Omit images. Retype all entries verbatim.

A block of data
>>>>>

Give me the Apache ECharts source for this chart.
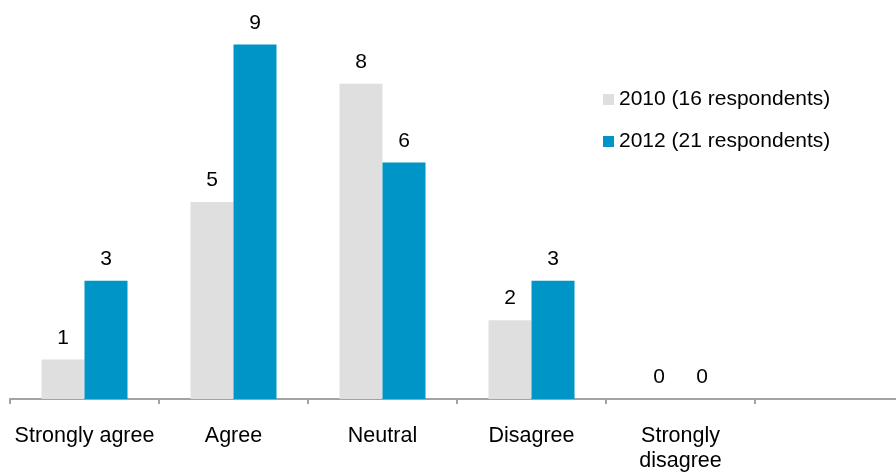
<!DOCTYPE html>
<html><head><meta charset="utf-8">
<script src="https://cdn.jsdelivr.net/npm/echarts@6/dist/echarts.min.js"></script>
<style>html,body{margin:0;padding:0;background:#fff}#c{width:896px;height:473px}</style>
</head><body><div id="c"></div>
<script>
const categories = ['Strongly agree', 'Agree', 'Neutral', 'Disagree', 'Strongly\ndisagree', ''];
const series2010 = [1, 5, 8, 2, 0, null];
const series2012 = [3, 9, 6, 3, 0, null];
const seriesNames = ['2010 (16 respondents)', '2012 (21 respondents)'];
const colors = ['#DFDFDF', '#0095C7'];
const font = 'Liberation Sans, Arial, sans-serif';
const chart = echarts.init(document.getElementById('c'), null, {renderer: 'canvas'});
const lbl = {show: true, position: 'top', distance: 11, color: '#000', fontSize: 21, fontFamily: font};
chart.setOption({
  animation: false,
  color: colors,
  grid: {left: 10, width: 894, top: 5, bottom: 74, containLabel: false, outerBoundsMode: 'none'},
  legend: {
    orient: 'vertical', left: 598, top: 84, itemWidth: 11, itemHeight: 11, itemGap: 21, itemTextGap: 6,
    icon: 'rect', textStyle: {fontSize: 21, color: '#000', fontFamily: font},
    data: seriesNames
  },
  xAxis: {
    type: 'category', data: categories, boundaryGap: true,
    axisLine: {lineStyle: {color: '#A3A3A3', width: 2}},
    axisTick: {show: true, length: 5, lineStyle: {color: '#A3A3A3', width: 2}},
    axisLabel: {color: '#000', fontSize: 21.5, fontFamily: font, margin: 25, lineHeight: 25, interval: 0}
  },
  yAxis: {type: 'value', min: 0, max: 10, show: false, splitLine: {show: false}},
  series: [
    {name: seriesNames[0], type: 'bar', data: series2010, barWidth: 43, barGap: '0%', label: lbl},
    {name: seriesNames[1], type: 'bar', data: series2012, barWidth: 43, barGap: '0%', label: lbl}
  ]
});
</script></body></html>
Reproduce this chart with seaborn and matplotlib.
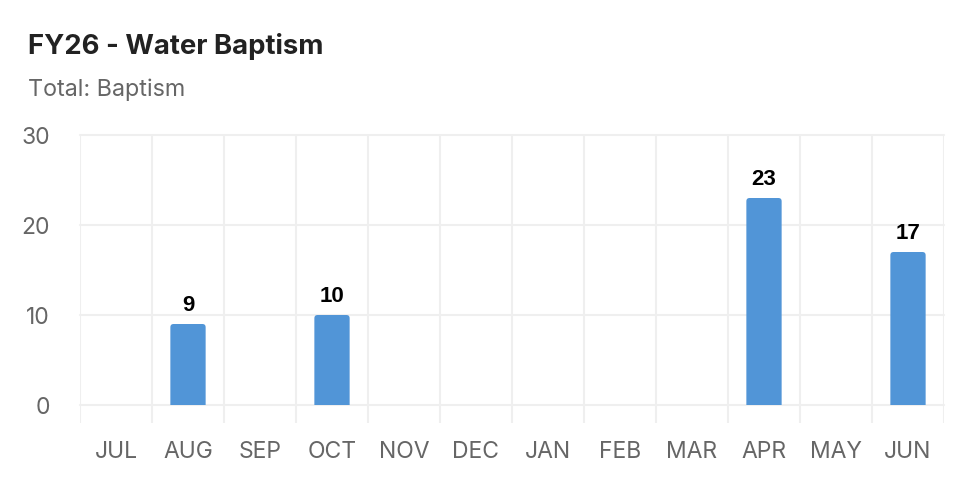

<<<<<

__EXERCISE RESULT__:
Give me the Apache ECharts source for this chart.
<!DOCTYPE html>
<html><head><meta charset="utf-8">
<script src="https://cdn.jsdelivr.net/npm/echarts@6/dist/echarts.min.js"></script>
<style>html,body{margin:0;padding:0;background:#fff}#c{width:896px;height:473px}</style>
</head><body><div id="c"></div>
<script>
const categories = ['Strongly agree', 'Agree', 'Neutral', 'Disagree', 'Strongly\ndisagree', ''];
const series2010 = [1, 5, 8, 2, 0, null];
const series2012 = [3, 9, 6, 3, 0, null];
const seriesNames = ['2010 (16 respondents)', '2012 (21 respondents)'];
const colors = ['#DFDFDF', '#0095C7'];
const font = 'Liberation Sans, Arial, sans-serif';
const chart = echarts.init(document.getElementById('c'), null, {renderer: 'canvas'});
const lbl = {show: true, position: 'top', distance: 11, color: '#000', fontSize: 21, fontFamily: font};
chart.setOption({
  animation: false,
  color: colors,
  grid: {left: 10, width: 894, top: 5, bottom: 74, containLabel: false, outerBoundsMode: 'none'},
  legend: {
    orient: 'vertical', left: 598, top: 84, itemWidth: 11, itemHeight: 11, itemGap: 21, itemTextGap: 6,
    icon: 'rect', textStyle: {fontSize: 21, color: '#000', fontFamily: font},
    data: seriesNames
  },
  xAxis: {
    type: 'category', data: categories, boundaryGap: true,
    axisLine: {lineStyle: {color: '#A3A3A3', width: 2}},
    axisTick: {show: true, length: 5, lineStyle: {color: '#A3A3A3', width: 2}},
    axisLabel: {color: '#000', fontSize: 21.5, fontFamily: font, margin: 25, lineHeight: 25, interval: 0}
  },
  yAxis: {type: 'value', min: 0, max: 10, show: false, splitLine: {show: false}},
  series: [
    {name: seriesNames[0], type: 'bar', data: series2010, barWidth: 43, barGap: '0%', label: lbl},
    {name: seriesNames[1], type: 'bar', data: series2012, barWidth: 43, barGap: '0%', label: lbl}
  ]
});
</script></body></html>
Reproduce this chart with seaborn and matplotlib.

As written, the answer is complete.